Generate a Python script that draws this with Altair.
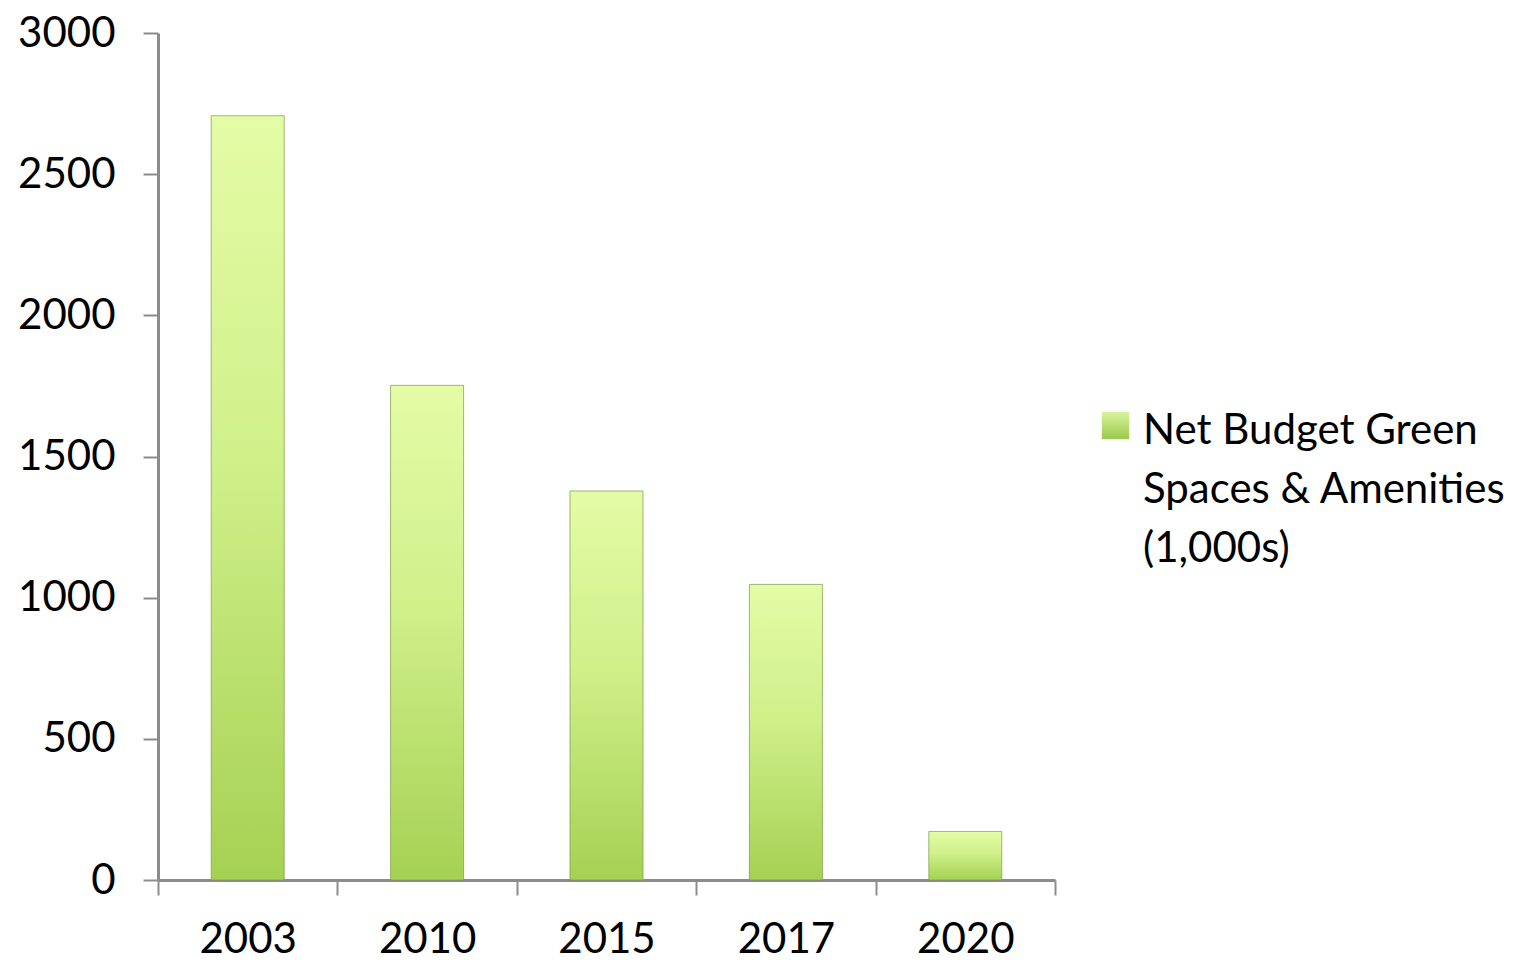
import altair as alt
import pandas as pd

years = ["2003", "2010", "2015", "2017", "2020"]
values = [2707, 1752, 1378, 1047, 172]
series_name = "Net Budget Green Spaces & Amenities (1,000s)"
legend_lines = ["Net Budget Green", "Spaces & Amenities", "(1,000s)"]

df = pd.DataFrame({"year": years, "value": values, "series": [series_name] * len(years)})

FONT = "Lato"
FS = 42


def make_gradient(stops):
    return alt.LinearGradient(
        gradient="linear", x1=0, x2=0, y1=0, y2=1,
        stops=[alt.GradientStop(offset=o, color=c) for o, c in stops],
    )


bar_gradient = make_gradient([(0, "#e4fca6"), (0.45, "#d0f08a"), (1, "#a5d153")])
legend_gradient = make_gradient([(0, "#d8f59a"), (1, "#9cc84c")])

x_enc = alt.X(
    "year:N",
    sort=years,
    title=None,
    scale=alt.Scale(paddingInner=0, paddingOuter=0),
    axis=alt.Axis(
        labelAngle=0, tickBand="extent", tickSize=15, tickWidth=2,
        domainWidth=3, domainColor="#8c8c8c", tickColor="#8c8c8c",
        labelFont=FONT, labelFontSize=FS, labelColor="#000000",
        labelPadding=24,
    ),
)
y_enc = alt.Y(
    "value:Q",
    title=None,
    scale=alt.Scale(domain=[0, 3000]),
    axis=alt.Axis(
        values=[0, 500, 1000, 1500, 2000, 2500, 3000], grid=False, format="d",
        tickSize=15, tickWidth=2, domainWidth=3,
        domainColor="#8c8c8c", tickColor="#8c8c8c",
        labelFont=FONT, labelFontSize=FS, labelColor="#000000",
        labelPadding=28,
    ),
)

bars = alt.Chart(df).mark_bar(
    color=bar_gradient, stroke="#7a9a48", strokeWidth=1, strokeOpacity=0.7,
    width=alt.RelativeBandSize(0.407),
).encode(x=x_enc, y=y_enc)

legend_layer = alt.Chart(df).mark_point(
    filled=True, color=legend_gradient, opacity=0, size=1
).encode(
    x=x_enc,
    y=y_enc,
    shape=alt.Shape(
        "series:N",
        scale=alt.Scale(range=["square"]),
        legend=alt.Legend(
            title=legend_lines, titleOrient="right", titleAnchor="start",
            titleFont=FONT, titleFontSize=FS, titleFontWeight="normal",
            titleColor="#000000", titleLineHeight=59, titlePadding=12,
            titleBaseline="top", titleLimit=0,
            orient="none", legendX=943, legendY=378,
            symbolSize=750, symbolOpacity=1, symbolStrokeWidth=1,
            symbolStrokeColor="#7f9f4f",
            labelExpr="''", labelOffset=0, labelFontSize=1,
        ),
    ),
)

chart = alt.layer(bars, legend_layer).properties(
    width=897, height=847,
    padding={"left": 9, "top": 4, "right": 5, "bottom": 0},
).configure_view(stroke=None)

chart.save("out.html", embed_options={"renderer": "svg", "actions": False})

YOUR TASK ▸ Repeat the material above word for word and skip every image in it.

THE SOLUTION ▸
Generate a Python script that draws this with Altair.
import altair as alt
import pandas as pd

years = ["2003", "2010", "2015", "2017", "2020"]
values = [2707, 1752, 1378, 1047, 172]
series_name = "Net Budget Green Spaces & Amenities (1,000s)"
legend_lines = ["Net Budget Green", "Spaces & Amenities", "(1,000s)"]

df = pd.DataFrame({"year": years, "value": values, "series": [series_name] * len(years)})

FONT = "Lato"
FS = 42


def make_gradient(stops):
    return alt.LinearGradient(
        gradient="linear", x1=0, x2=0, y1=0, y2=1,
        stops=[alt.GradientStop(offset=o, color=c) for o, c in stops],
    )


bar_gradient = make_gradient([(0, "#e4fca6"), (0.45, "#d0f08a"), (1, "#a5d153")])
legend_gradient = make_gradient([(0, "#d8f59a"), (1, "#9cc84c")])

x_enc = alt.X(
    "year:N",
    sort=years,
    title=None,
    scale=alt.Scale(paddingInner=0, paddingOuter=0),
    axis=alt.Axis(
        labelAngle=0, tickBand="extent", tickSize=15, tickWidth=2,
        domainWidth=3, domainColor="#8c8c8c", tickColor="#8c8c8c",
        labelFont=FONT, labelFontSize=FS, labelColor="#000000",
        labelPadding=24,
    ),
)
y_enc = alt.Y(
    "value:Q",
    title=None,
    scale=alt.Scale(domain=[0, 3000]),
    axis=alt.Axis(
        values=[0, 500, 1000, 1500, 2000, 2500, 3000], grid=False, format="d",
        tickSize=15, tickWidth=2, domainWidth=3,
        domainColor="#8c8c8c", tickColor="#8c8c8c",
        labelFont=FONT, labelFontSize=FS, labelColor="#000000",
        labelPadding=28,
    ),
)

bars = alt.Chart(df).mark_bar(
    color=bar_gradient, stroke="#7a9a48", strokeWidth=1, strokeOpacity=0.7,
    width=alt.RelativeBandSize(0.407),
).encode(x=x_enc, y=y_enc)

legend_layer = alt.Chart(df).mark_point(
    filled=True, color=legend_gradient, opacity=0, size=1
).encode(
    x=x_enc,
    y=y_enc,
    shape=alt.Shape(
        "series:N",
        scale=alt.Scale(range=["square"]),
        legend=alt.Legend(
            title=legend_lines, titleOrient="right", titleAnchor="start",
            titleFont=FONT, titleFontSize=FS, titleFontWeight="normal",
            titleColor="#000000", titleLineHeight=59, titlePadding=12,
            titleBaseline="top", titleLimit=0,
            orient="none", legendX=943, legendY=378,
            symbolSize=750, symbolOpacity=1, symbolStrokeWidth=1,
            symbolStrokeColor="#7f9f4f",
            labelExpr="''", labelOffset=0, labelFontSize=1,
        ),
    ),
)

chart = alt.layer(bars, legend_layer).properties(
    width=897, height=847,
    padding={"left": 9, "top": 4, "right": 5, "bottom": 0},
).configure_view(stroke=None)

chart.save("out.html", embed_options={"renderer": "svg", "actions": False})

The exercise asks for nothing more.